Mais beaucoup font la « blague » et ensuite s’autocensurent, n’assument pas ce qu’ils viennent de dire. Ce sont ceux qui font le plus le show qui demandent de ne plus y apparaître, devant le succès ou les réactions de la vidéo.
Tes meilleurs souvenirs à l’inverse c’est quoi ?
En préparant les questions j’essaie d’anticiper les réponses pour rebondir. Mais je suis toujours surpris et j’obtiens des réponses et des points de vue que je n’aurais pas si je ne faisais pas ces interviews.
Je me rends compte vraiment que chacun a une personnalité unique, avec des opinions politiques divergents. Je ne refais pas le monde mais c’est important de voir toutes ses différences qui font que chacun.e est unique.
Est-ce que tu es (re)connu ?
On ne me reconnaît pas mais si je recroise des interviewés, ils viennent me parler de leur passage, c’est cool ! Si je pose une question récurrente comme celle des sosies, ils me reconnaissent comme « celui qui fait ça ».
Est-ce que tu as « bad-buzzé » ?
J’ai fait 2 vidéos beaucoup critiquées par les féministes, sur les avantages d’être un homme ou une femme. Certaines femmes se sont senties dégradées par les réponses et mon montage, et m’ont accusé de sexisme et misogynie.
Les sujets homme/femme sont ceux qui crispent le plus. Les femmes critiquent les réponses des hommes ou m’accusent de choisir les passages des femmes pour dégrader leur image…
Le féminisme est omniprésent, ce qui est une bonne chose. Là où c’est tabou, c’est que les féministes qui font le plus parler d’elles sont des extrêmes. On pourrait croire que c’est ça alors que non, le féminisme n’est pas extrême.
Est-ce que tu arrives à en vivre ou au moins en tirer un revenu ?

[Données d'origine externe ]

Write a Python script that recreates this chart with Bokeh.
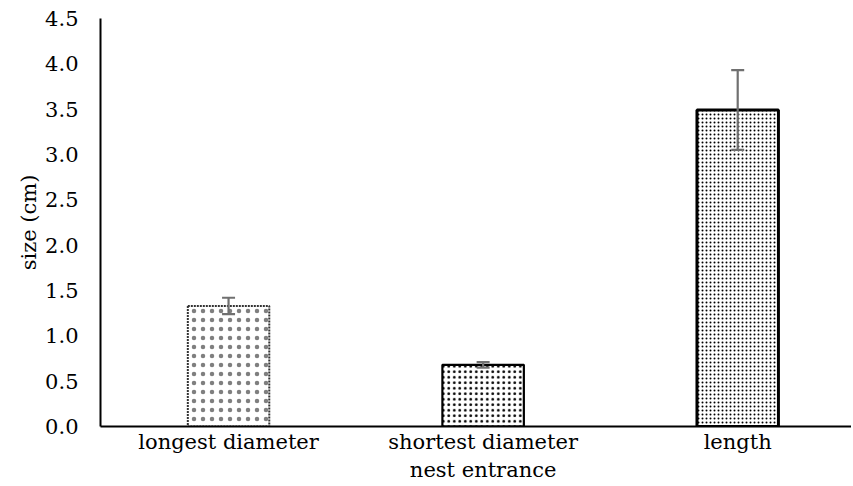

Je n’en vis pas, j’ai eu 5 demandes de partenariat dont le premier à 250€…. Ce n’est pas ce qui va me faire vivre. C’est tellement aléatoire que je ne sais pas si je pourrais en vivre, mais ça me plairait forcément. Le principal, c’est de réussir à rassembler encore plus de monde, pour faire de plus gros projets, me renouveler.